Nate Sleeter Becomes RRCHNM’s Director of Educational Projects

The Roy Rosenzweig Center for History and New Media is pleased to announce that Dr. Nate Sleeter has become our new Director of Educational Projects. The K–12 and college educational resources that RRCHNM makes freely available to teachers, students, and parents regularly receive millions of visits per year, and they are used in the curricula of schools from Virginia to California.

Nate has for several years been RRCHNM’s primary specialist in creating educational resources. His new role as Director of Educational Projects reflects both the results he has achieved in creating educational materials at RRCHNM for more than a decade, and the renewed emphasis that RRCHNM is making on history education in schools.

Nate began his career as a K–12 educator. For eight years, he taught middle school and high school social studies as well as special education. He gained experience as a classroom teacher in Madison, Wisconsin, in Annandale, Virginia, and in Germany. At the same time, he earned a M.Ed. in special education and an M.A. in history from George Mason University. In 2012, he became a graduate research assistant at RRCHNM while working on his PhD in history. He earned that degree with his dissertation on the cultural history of gifted children in the United States. In 2016 Nate began a full-time position at RRCHNM, working first as a Digital Teaching and Learning Specialist and next as a Research Assistant Professor. His experience as a teacher in the classroom, his research as a historian and educator, and his practical experience creating dozens of educational resources equip him well for this new role.

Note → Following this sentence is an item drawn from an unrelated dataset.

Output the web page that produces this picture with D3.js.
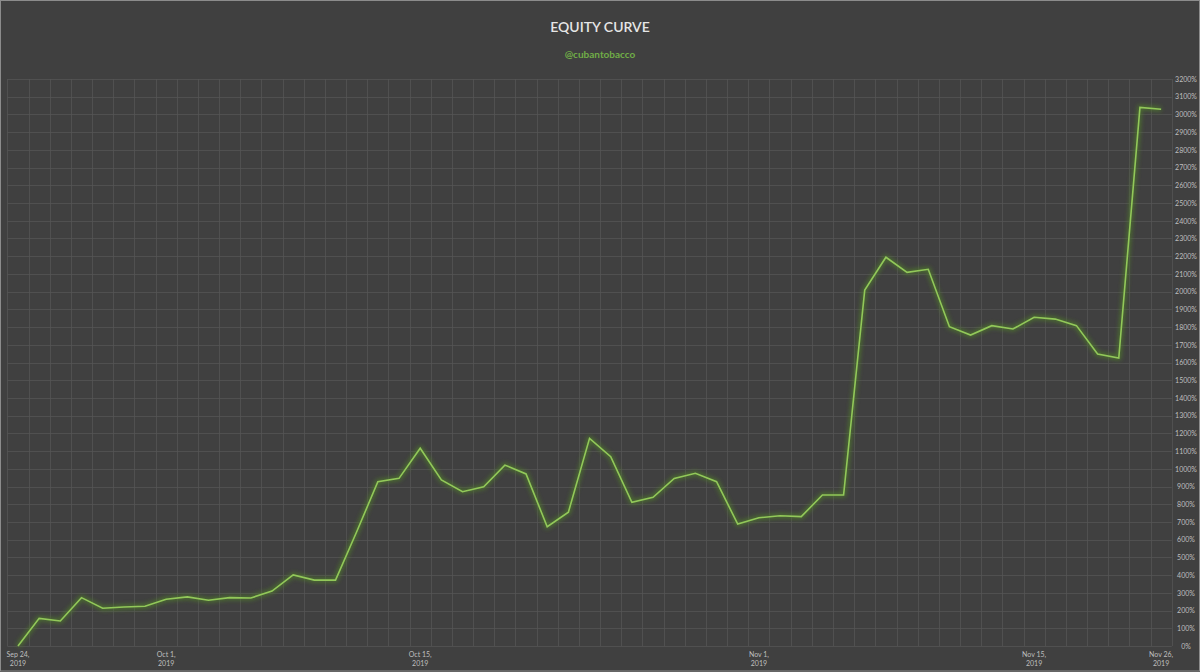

Among the many things he has done at RRCHNM, Nate currently directs World History Commons, an open educational resource with peer-reviewed content for world and global history teachers, scholars, and students. The website provides more than 1,700 annotated primary sources, 100 teaching guides, and 30 overviews of methods and approaches. He regularly teaches two online courses for K–12 teachers, titled “Hidden in Plain Sight” and “Virginia Studies.” These courses follow an inquiry-based approach to learning about history, and they also explore how historians analyze evidence. He has also published extensively on history education and the scholarship of teaching and learning. Most recently he has received a series of grants from the Library of Congress from their Teaching with Primary Sources program. These grants allowed RRCHNM to create eight teaching guides for difficult topics in history, including histories of race, labor, and religion. Those resources appear on teachinghistory.org.

Mills Kelly, RRCHNM’s executive director, has worked with Nate since he joined Mason. “Nate Sleeter began his career at RRCHNM as a graduate research assistant over a decade ago working on education projects with our former colleague Dr. Kelly Schrum. Nate and Kelly’s collaborations resulted in a number of digital history projects that are still heavily used by K–12 and college teachers. What is less well known about Nate’s career at RRCHNM is what a wonderful mentor he has been to graduate students working on education-related projects. In his quiet way, Nate helped a number of our PhD students grow as digital historians.”

Lincoln Mullen, the incoming director of RRCHNM, says this about Sleeter. “Everyone who works with Nate comes away impressed with the care and expertise that he brings to history education. Nate cares deeply about supporting teachers and students, and about teaching them to understand the past. RRCHNM is fortunate to have had Nate as a key staff member for the past decade, and doubly fortunate that he is taking on this new leadership role.”